(Entries with chart source code)
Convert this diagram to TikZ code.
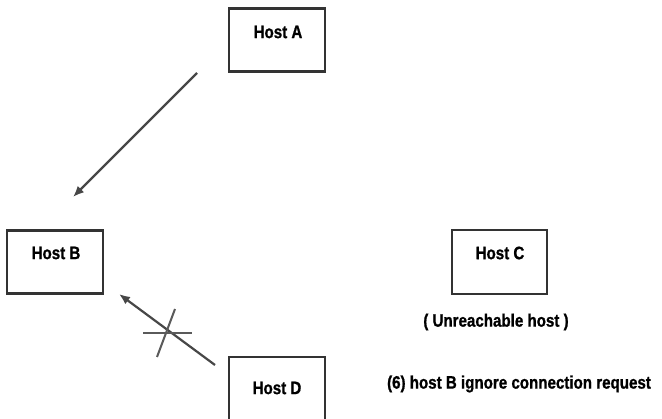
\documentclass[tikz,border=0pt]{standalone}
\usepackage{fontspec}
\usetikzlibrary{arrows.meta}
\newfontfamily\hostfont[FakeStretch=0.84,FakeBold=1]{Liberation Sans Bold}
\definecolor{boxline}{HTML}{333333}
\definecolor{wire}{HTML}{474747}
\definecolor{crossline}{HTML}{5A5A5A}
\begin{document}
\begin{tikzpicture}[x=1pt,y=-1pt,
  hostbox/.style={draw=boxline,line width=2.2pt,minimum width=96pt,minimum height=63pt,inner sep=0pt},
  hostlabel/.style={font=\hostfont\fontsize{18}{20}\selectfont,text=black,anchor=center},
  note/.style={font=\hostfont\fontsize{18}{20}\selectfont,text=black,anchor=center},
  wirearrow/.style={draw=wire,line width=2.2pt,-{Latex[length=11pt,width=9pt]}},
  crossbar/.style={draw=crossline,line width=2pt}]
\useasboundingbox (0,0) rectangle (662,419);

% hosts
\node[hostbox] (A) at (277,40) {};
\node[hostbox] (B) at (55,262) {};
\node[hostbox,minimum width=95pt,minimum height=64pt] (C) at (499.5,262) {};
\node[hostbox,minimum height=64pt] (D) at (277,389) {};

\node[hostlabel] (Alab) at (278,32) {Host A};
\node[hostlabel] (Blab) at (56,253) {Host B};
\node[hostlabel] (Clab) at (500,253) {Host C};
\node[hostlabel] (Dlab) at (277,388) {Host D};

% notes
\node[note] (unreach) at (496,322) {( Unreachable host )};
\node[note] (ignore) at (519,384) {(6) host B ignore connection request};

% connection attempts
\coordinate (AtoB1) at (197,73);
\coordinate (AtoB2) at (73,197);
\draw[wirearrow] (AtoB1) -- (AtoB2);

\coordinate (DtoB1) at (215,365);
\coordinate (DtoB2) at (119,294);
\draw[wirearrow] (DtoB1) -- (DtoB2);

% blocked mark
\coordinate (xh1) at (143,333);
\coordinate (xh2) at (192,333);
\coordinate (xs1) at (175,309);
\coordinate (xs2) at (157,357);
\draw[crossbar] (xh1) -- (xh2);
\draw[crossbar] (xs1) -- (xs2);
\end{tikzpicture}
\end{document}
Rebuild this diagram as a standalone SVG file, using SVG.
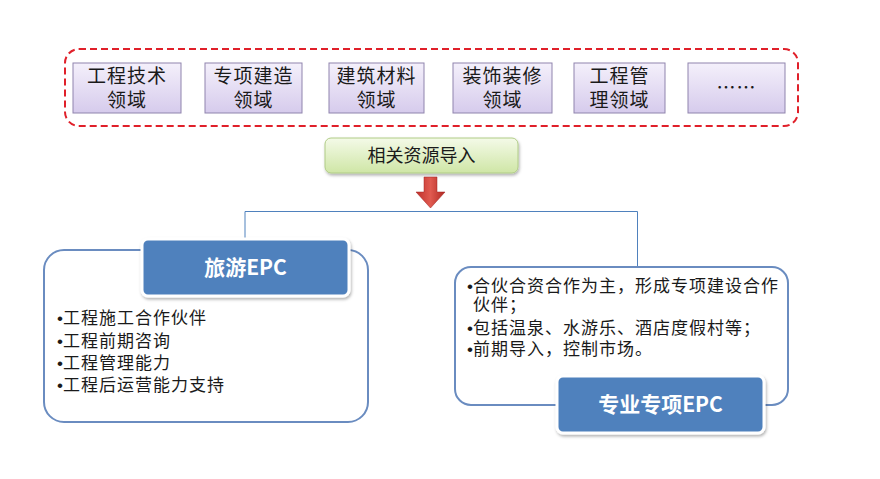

## WHAT IS ASKED
Copy out each line exactly, without the pictures.

## EXERCISE OUTPUT
Convert this diagram to TikZ code.
\documentclass[tikz,border=0pt]{standalone}
\usepackage{fontspec}
\usetikzlibrary{arrows.meta}
\newfontfamily\hostfont[FakeStretch=0.84,FakeBold=1]{Liberation Sans Bold}
\definecolor{boxline}{HTML}{333333}
\definecolor{wire}{HTML}{474747}
\definecolor{crossline}{HTML}{5A5A5A}
\begin{document}
\begin{tikzpicture}[x=1pt,y=-1pt,
  hostbox/.style={draw=boxline,line width=2.2pt,minimum width=96pt,minimum height=63pt,inner sep=0pt},
  hostlabel/.style={font=\hostfont\fontsize{18}{20}\selectfont,text=black,anchor=center},
  note/.style={font=\hostfont\fontsize{18}{20}\selectfont,text=black,anchor=center},
  wirearrow/.style={draw=wire,line width=2.2pt,-{Latex[length=11pt,width=9pt]}},
  crossbar/.style={draw=crossline,line width=2pt}]
\useasboundingbox (0,0) rectangle (662,419);

% hosts
\node[hostbox] (A) at (277,40) {};
\node[hostbox] (B) at (55,262) {};
\node[hostbox,minimum width=95pt,minimum height=64pt] (C) at (499.5,262) {};
\node[hostbox,minimum height=64pt] (D) at (277,389) {};

\node[hostlabel] (Alab) at (278,32) {Host A};
\node[hostlabel] (Blab) at (56,253) {Host B};
\node[hostlabel] (Clab) at (500,253) {Host C};
\node[hostlabel] (Dlab) at (277,388) {Host D};

% notes
\node[note] (unreach) at (496,322) {( Unreachable host )};
\node[note] (ignore) at (519,384) {(6) host B ignore connection request};

% connection attempts
\coordinate (AtoB1) at (197,73);
\coordinate (AtoB2) at (73,197);
\draw[wirearrow] (AtoB1) -- (AtoB2);

\coordinate (DtoB1) at (215,365);
\coordinate (DtoB2) at (119,294);
\draw[wirearrow] (DtoB1) -- (DtoB2);

% blocked mark
\coordinate (xh1) at (143,333);
\coordinate (xh2) at (192,333);
\coordinate (xs1) at (175,309);
\coordinate (xs2) at (157,357);
\draw[crossbar] (xh1) -- (xh2);
\draw[crossbar] (xs1) -- (xs2);
\end{tikzpicture}
\end{document}
Rebuild this diagram as a standalone SVG file, using SVG.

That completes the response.